- _INSTRUCTIONS TO FOLLOW_
Repeat exactly the lines from the line with "Generate a component" to the line with "const H = 560;", including both, and leave out any pictures.

Source code of charts

--*--

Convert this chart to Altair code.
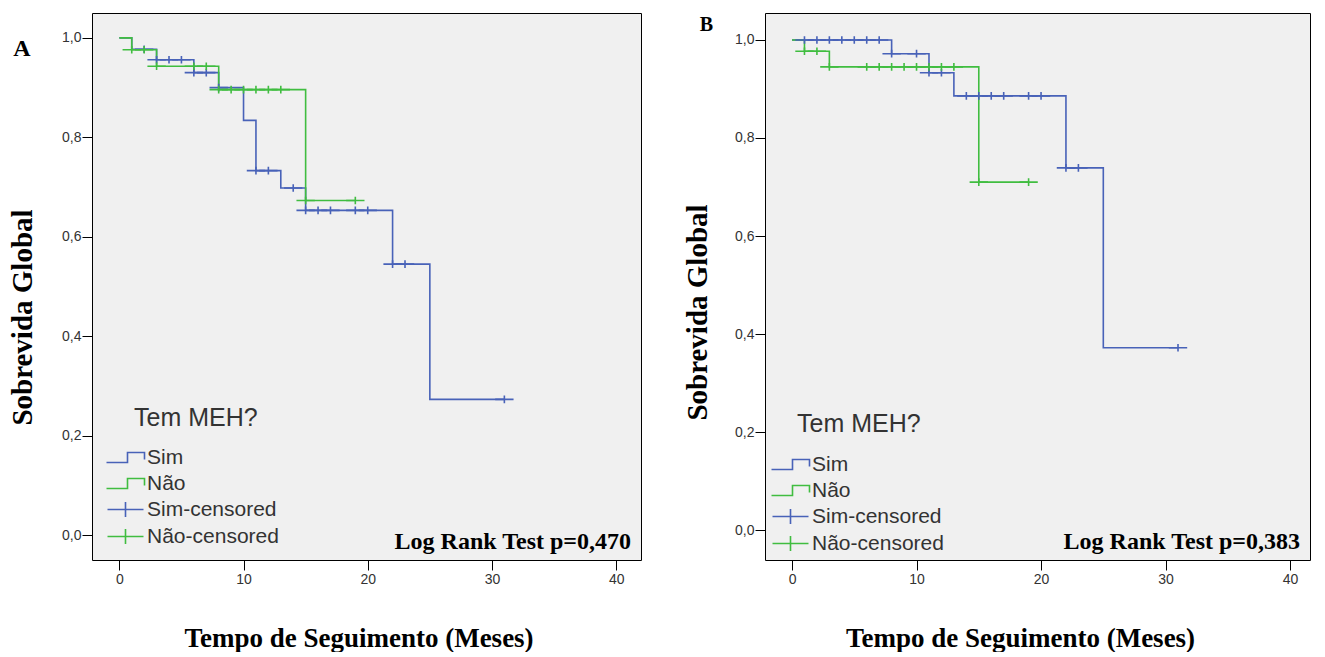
import altair as alt
import pandas as pd

BLUE = "#4862b8"
GREEN = "#40bd40"

# ---------------- Panel A ----------------
a_sim_t = [0, 1, 3, 6, 8, 10, 11, 13, 15, 22, 25, 31]
a_sim_s = [1.0, 0.977, 0.956, 0.930, 0.900, 0.834, 0.733, 0.698, 0.653, 0.545, 0.273, 0.273]
a_nao_t = [0, 1, 3, 8, 15, 19]
a_nao_s = [1.0, 0.976, 0.943, 0.896, 0.673, 0.673]
a_sim_cens_t = [2, 3, 4, 5, 6, 7, 8, 11, 12, 14, 15, 16, 17, 19, 20, 22, 23, 31]
a_sim_cens_s = [0.977, 0.956, 0.956, 0.956, 0.930, 0.930, 0.900, 0.733, 0.733, 0.698,
                0.653, 0.653, 0.653, 0.653, 0.653, 0.545, 0.545, 0.273]
a_nao_cens_t = [1, 2, 3, 6, 7, 8, 9, 10, 11, 12, 13, 15, 19]
a_nao_cens_s = [0.976, 0.976, 0.943, 0.943, 0.943, 0.896, 0.896, 0.896, 0.896, 0.896,
                0.896, 0.673, 0.673]

# ---------------- Panel B ----------------
b_sim_t = [0, 8, 11, 13, 22, 25, 31]
b_sim_s = [1.0, 0.972, 0.933, 0.886, 0.739, 0.372, 0.372]
b_nao_t = [0, 1, 3, 15, 19]
b_nao_s = [1.0, 0.977, 0.945, 0.710, 0.710]
b_sim_cens_t = [1, 2, 3, 4, 5, 6, 7, 8, 10, 11, 12, 14, 15, 16, 17, 19, 20, 22, 23, 31]
b_sim_cens_s = [1.0, 1.0, 1.0, 1.0, 1.0, 1.0, 1.0, 0.972, 0.972, 0.933, 0.933, 0.886,
                0.886, 0.886, 0.886, 0.886, 0.886, 0.739, 0.739, 0.372]
b_nao_cens_t = [1, 2, 3, 6, 7, 8, 9, 10, 11, 12, 13, 15, 19]
b_nao_cens_s = [0.977, 0.977, 0.945, 0.945, 0.945, 0.945, 0.945, 0.945, 0.945, 0.945,
                0.945, 0.710, 0.710]

groups = ["Sim", "Não", "Sim-censored", "Não-censored"]
legend_title = "Tem MEH?"
x_ticks = [0, 10, 20, 30, 40]
y_ticks = [0.0, 0.2, 0.4, 0.6, 0.8, 1.0]

STEP = "M-3.8,1L0.4,1L0.4,-1L3.8,-1L3.8,0.4"
PLUS = "M-3.6,0L3.6,0M0,-1.5L0,1.5"

color_scale = alt.Scale(domain=groups, range=[BLUE, GREEN, BLUE, GREEN])
shape_scale = alt.Scale(domain=groups, range=[STEP, STEP, PLUS, PLUS])


def panel(sim_t, sim_s, nao_t, nao_s, sc_t, sc_s, nc_t, nc_s, cfg):
    df_sim = pd.DataFrame({"t": sim_t, "s": sim_s})
    df_nao = pd.DataFrame({"t": nao_t, "s": nao_s})
    df_c = pd.concat([
        pd.DataFrame({"t": sc_t, "s": sc_s, "grupo": "Sim-censored"}),
        pd.DataFrame({"t": nc_t, "s": nc_s, "grupo": "Não-censored"}),
    ], ignore_index=True)

    xenc = alt.X("t:Q", scale=alt.Scale(domain=cfg["xdom"], nice=False, zero=False),
                 axis=alt.Axis(values=x_ticks, grid=False, domain=False, tickSize=10,
                               tickColor="black", tickWidth=1, labelFont="Liberation Sans",
                               labelFontSize=14, labelColor="#333333", labelPadding=2,
                               labelFlush=False, labelOverlap=False,
                               title="Tempo de Seguimento (Meses)",
                               titleFont="Liberation Serif", titleFontSize=27,
                               titleFontWeight="bold", titleColor="black",
                               titleAlign="center", titleBaseline="alphabetic",
                               titleX=cfg["xtx"], titleY=cfg["xty"]))
    yenc = alt.Y("s:Q", scale=alt.Scale(domain=cfg["ydom"], nice=False, zero=False),
                 axis=alt.Axis(values=y_ticks, grid=False, domain=False, tickSize=10,
                               tickColor="black", tickWidth=1, labelFont="Liberation Sans",
                               labelFontSize=14, labelColor="#333333", labelPadding=1,
                               labelFlush=False, labelOverlap=False,
                               labelExpr="replace(format(datum.value, '.1f'), '.', ',')",
                               title="Sobrevida Global", titleFont="Liberation Serif",
                               titleFontSize=29, titleFontWeight="bold", titleColor="black",
                               titleAngle=270, titleAlign="center", titleBaseline="middle",
                               titleX=cfg["ytx"], titleY=cfg["yty"]))

    line_sim = alt.Chart(df_sim).mark_line(interpolate="step-after", strokeWidth=1.6,
                                           color=BLUE).encode(x=xenc, y=yenc)
    line_nao = alt.Chart(df_nao).mark_line(interpolate="step-after", strokeWidth=1.6,
                                           color=GREEN).encode(x=xenc, y=yenc)
    leg = alt.Legend(title=None, orient="none",
                     legendX=cfg["lx"], legendY=cfg["ly"], padding=0,
                     labelFont="Liberation Sans", labelFontSize=21, labelColor="#333333",
                     labelOffset=11, rowPadding=4, symbolSize=100, symbolStrokeWidth=1.6,
                     symbolFillColor="transparent", labelLimit=300)
    cens = alt.Chart(df_c).mark_point(filled=False, strokeWidth=1.6, size=26,
                                      opacity=1).encode(
        x=xenc, y=yenc,
        color=alt.Color("grupo:N", scale=color_scale, legend=leg),
        shape=alt.Shape("grupo:N", scale=shape_scale, legend=leg),
    )
    leg_title = alt.Chart(pd.DataFrame({"lab": [legend_title]})).mark_text(
        font="Liberation Sans", fontSize=25, color="#333333",
        align="left", baseline="alphabetic").encode(
        text="lab:N", x=alt.value(cfg["ttx"]), y=alt.value(cfg["tty"]))
    letter = alt.Chart(pd.DataFrame({"lab": [cfg["letter"]]})).mark_text(
        font="Liberation Serif", fontWeight="bold", fontSize=cfg["lsize"], color="black",
        align="center", baseline="alphabetic").encode(
        text="lab:N", x=alt.value(cfg["ltx"]), y=alt.value(cfg["lty"]))
    logrank = alt.Chart(pd.DataFrame({"lab": [cfg["lr"]]})).mark_text(
        font="Liberation Serif", fontWeight="bold", fontSize=24, color="black",
        align="right", baseline="alphabetic").encode(
        text="lab:N", x=alt.value(cfg["w"] - 10), y=alt.value(cfg["h"] - 11))
    return alt.layer(line_sim, line_nao, cens, leg_title, letter, logrank).properties(
        width=cfg["w"], height=cfg["h"])


cfgA = dict(xdom=[-2.2, 42.0], ydom=[-0.05, 1.05], w=549, h=547, xtx=266.5, xty=86,
            ytx=-69.5, yty=304, lx=23, ly=434, ttx=42, tty=413,
            letter="A", lsize=24, ltx=-70, lty=43, lr="Log Rank Test p=0,470")
cfgB = dict(xdom=[-2.17, 41.6], ydom=[-0.061, 1.055], w=545, h=547, xtx=255, xty=86,
            ytx=-68, yty=299, lx=15, ly=441, ttx=32, tty=419,
            letter="B", lsize=20, ltx=-58.5, lty=18, lr="Log Rank Test p=0,383")

chartA = panel(a_sim_t, a_sim_s, a_nao_t, a_nao_s, a_sim_cens_t, a_sim_cens_s,
               a_nao_cens_t, a_nao_cens_s, cfgA)
chartB = panel(b_sim_t, b_sim_s, b_nao_t, b_nao_s, b_sim_cens_t, b_sim_cens_s,
               b_nao_cens_t, b_nao_cens_s, cfgB)

chart = alt.hconcat(chartA, chartB, spacing=40).resolve_scale(
    color="independent", shape="independent").properties(
    padding={"left": 0, "top": 4, "right": 0, "bottom": 0},
    background="white",
).configure_view(fill="#f0f0f0", stroke="black", strokeWidth=1)

chart.save("out.html", embed_options={"renderer": "svg", "actions": False})
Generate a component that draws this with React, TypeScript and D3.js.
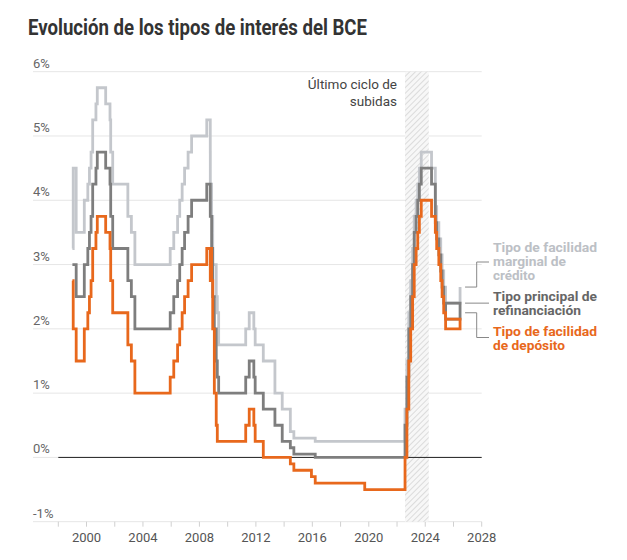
import React from "react";
import * as d3 from "d3";

const W = 627;
const H = 560;

// fechas de cambio de tipos del BCE
const dates = [
  "1999-01-01", "1999-01-22", "1999-04-09", "1999-11-05", "2000-02-04",
  "2000-03-17", "2000-04-28", "2000-06-09", "2000-09-01", "2000-10-06",
  "2001-05-11", "2001-08-31", "2001-09-18", "2001-11-09", "2002-12-06",
  "2003-03-07", "2003-06-06", "2005-12-06", "2006-03-08", "2006-06-15",
  "2006-08-09", "2006-10-11", "2006-12-13", "2007-03-14", "2007-06-13",
  "2008-07-09", "2008-10-08", "2008-10-09", "2008-11-12", "2008-12-10",
  "2009-01-21", "2009-03-11", "2009-04-08", "2009-05-13", "2011-04-13",
  "2011-07-13", "2011-11-09", "2011-12-14", "2012-07-11", "2013-05-08",
  "2013-11-13", "2014-06-11", "2014-09-10", "2015-12-09", "2016-03-16",
  "2019-09-18", "2022-07-27", "2022-09-14", "2022-11-02", "2022-12-21",
  "2023-02-08", "2023-03-22", "2023-05-10", "2023-06-21", "2023-08-02",
  "2023-09-20", "2024-06-12", "2024-09-18", "2024-10-23", "2024-12-18",
  "2025-02-05", "2025-03-12", "2025-04-23", "2025-06-11",
];

const deposit = [
  2.75, 2.0, 1.5, 2.0, 2.25, 2.5, 2.75, 3.25, 3.5, 3.75,
  3.5, 3.25, 2.75, 2.25, 1.75, 1.5, 1.0, 1.25, 1.5, 1.75,
  2.0, 2.25, 2.5, 2.75, 3.0, 3.25, 2.75, 3.25, 2.75, 2.0,
  1.0, 0.5, 0.25, 0.25, 0.5, 0.75, 0.5, 0.25, 0.0, 0.0,
  0.0, -0.1, -0.2, -0.3, -0.4, -0.5, 0.0, 0.75, 1.5, 2.0,
  2.5, 3.0, 3.25, 3.5, 3.75, 4.0, 3.75, 3.5, 3.25, 3.0,
  2.75, 2.5, 2.25, 2.0,
];

const refi = [
  3.0, 3.0, 2.5, 3.0, 3.25, 3.5, 3.75, 4.25, 4.5, 4.75,
  4.5, 4.25, 3.75, 3.25, 2.75, 2.5, 2.0, 2.25, 2.5, 2.75,
  3.0, 3.25, 3.5, 3.75, 4.0, 4.25, 3.75, 3.75, 3.25, 2.5,
  2.0, 1.5, 1.25, 1.0, 1.25, 1.5, 1.25, 1.0, 0.75, 0.5,
  0.25, 0.15, 0.05, 0.05, 0.0, 0.0, 0.5, 1.25, 2.0, 2.5,
  3.0, 3.5, 3.75, 4.0, 4.25, 4.5, 4.25, 3.65, 3.4, 3.15,
  2.9, 2.65, 2.4, 2.15,
];

const marginal = [
  3.25, 4.5, 3.5, 4.0, 4.25, 4.5, 4.75, 5.25, 5.5, 5.75,
  5.5, 5.25, 4.75, 4.25, 3.75, 3.5, 3.0, 3.25, 3.5, 3.75,
  4.0, 4.25, 4.5, 4.75, 5.0, 5.25, 4.75, 4.25, 3.75, 3.0,
  3.0, 2.5, 2.25, 1.75, 2.0, 2.25, 2.0, 1.75, 1.5, 1.0,
  0.75, 0.4, 0.3, 0.3, 0.25, 0.25, 0.75, 1.5, 2.25, 2.75,
  3.25, 3.75, 4.0, 4.25, 4.5, 4.75, 4.5, 3.9, 3.65, 3.4,
  3.15, 2.9, 2.65, 2.4,
];

// tramo final tal como aparece en el gráfico
const tailDates = ["2026-06-20", "2026-06-20", "2025-06-11"];
const depositTail = [2.0, 2.15, 2.15];
const refiTail = [2.15, 2.4, 2.4];
const marginalTail = [2.4, 2.65];

const hatchRange = ["2022-07-27", "2024-04-01"];
const yTicks = [-1, 0, 1, 2, 3, 4, 5, 6];
const xLabelYears = [2000, 2004, 2008, 2012, 2016, 2020, 2024, 2028];

const colors = {
  marginal: "#c4c7cc",
  refi: "#7e7e7e",
  deposit: "#e8681c",
};

const parse = d3.timeParse("%Y-%m-%d");

const App = () => {
  const x = d3
    .scaleTime()
    .domain([new Date(1998, 0, 1), new Date(2028, 0, 1)])
    .range([58.3, 481.7]);
  const y = d3.scaleLinear().domain([-1, 6]).range([521.7, 71.7]);

  const line = d3
    .line<[Date, number]>()
    .x((d) => x(d[0]))
    .y((d) => y(d[1]))
    .curve(d3.curveStepAfter);

  const build = (vals: number[], tail: number[]) => {
    const pts: [Date, number][] = dates.map((d, i) => [parse(d)!, vals[i]]);
    tail.forEach((v, i) => pts.push([parse(tailDates[i])!, v]));
    return line(pts) || "";
  };

  const xTicks = d3.range(1998, 2029, 2).map((yr) => new Date(yr, 0, 1));
  const hx0 = x(parse(hatchRange[0])!);
  const hx1 = x(parse(hatchRange[1])!);
  const endX = x(parse(tailDates[0])!);

  return (
    <svg
      width={W}
      height={H}
      style={{ position: "absolute", left: 0, top: 0, fontFamily: "Roboto, sans-serif" }}
    >
      <defs>
        <pattern id="hatch" width="4" height="4" patternUnits="userSpaceOnUse" patternTransform="rotate(45)">
          <rect width="4" height="4" fill="#f7f7f7" />
          <line x1="0" y1="0" x2="0" y2="4" stroke="#c9c9c9" strokeWidth="1.2" />
        </pattern>
      </defs>
      <rect width={W} height={H} fill="#fff" />

      <text x={28} y={35} fontSize={22} fontWeight="bold" fill="#333" textLength={339} lengthAdjust="spacingAndGlyphs">
        Evolución de los tipos de interés del BCE
      </text>

      {yTicks.map((t) => (
        <g key={t}>
          <line x1={33} x2={481.7} y1={y(t)} y2={y(t)} stroke="#e6e6e6" strokeWidth={1} />
          <text x={33} y={y(t) - 4} fontSize={13} fill="#666">
            {t}%
          </text>
        </g>
      ))}

      {xTicks.map((d, i) => (
        <line key={i} x1={x(d)} x2={x(d)} y1={y(-1)} y2={y(-1) + 5} stroke="#d0d0d0" />
      ))}
      {xLabelYears.map((yr) => (
        <text key={yr} x={x(new Date(yr, 0, 1))} y={542} fontSize={13} fill="#555" textAnchor="middle">
          {yr}
        </text>
      ))}

      <rect x={hx0} y={y(6)} width={hx1 - hx0} height={y(-1) - y(6)} fill="url(#hatch)" />

      <line x1={x(new Date(1998, 0, 1))} x2={481.7} y1={y(0)} y2={y(0)} stroke="#222" strokeWidth={1} />

      <path d={build(marginal, marginalTail)} fill="none" stroke={colors.marginal} strokeWidth={2.8} />
      <path d={build(refi, refiTail)} fill="none" stroke={colors.refi} strokeWidth={2.8} />
      <path d={build(deposit, depositTail)} fill="none" stroke={colors.deposit} strokeWidth={2.8} />

      <g fontSize={13.5} fill="#444" textAnchor="end">
        <text x={397} y={89}>Último ciclo de</text>
        <text x={397} y={106}>subidas</text>
      </g>

      <g stroke="#888" fill="none" strokeWidth={1}>
        <path d={`M${endX + 5},${y(2.65)}H476.7V262H489`} />
        <path d={`M${endX + 5},${y(2.4)}H489`} />
        <path d={`M${endX + 5},${y(2.25)}H476.7V337.5H489`} />
      </g>

      <g fontSize={13} fontWeight="bold">
        <text x={493} y={252} fill="#bcc0c5" textLength={104} lengthAdjust="spacingAndGlyphs">Tipo de facilidad</text>
        <text x={493} y={266} fill="#bcc0c5" textLength={73} lengthAdjust="spacingAndGlyphs">marginal de</text>
        <text x={493} y={280} fill="#bcc0c5" textLength={42} lengthAdjust="spacingAndGlyphs">crédito</text>
        <text x={493} y={301} fill="#666" textLength={104} lengthAdjust="spacingAndGlyphs">Tipo principal de</text>
        <text x={493} y={315} fill="#666" textLength={88} lengthAdjust="spacingAndGlyphs">refinanciación</text>
        <text x={493} y={336} fill={colors.deposit} textLength={104} lengthAdjust="spacingAndGlyphs">Tipo de facilidad</text>
        <text x={493} y={350} fill={colors.deposit} textLength={72} lengthAdjust="spacingAndGlyphs">de depósito</text>
      </g>
    </svg>
  );
};

export default App;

--*--

- _ANSWER TO THE PROBLEM_
Generate a component that draws this with React, TypeScript and D3.js.
import React from "react";
import * as d3 from "d3";

const W = 627;
const H = 560;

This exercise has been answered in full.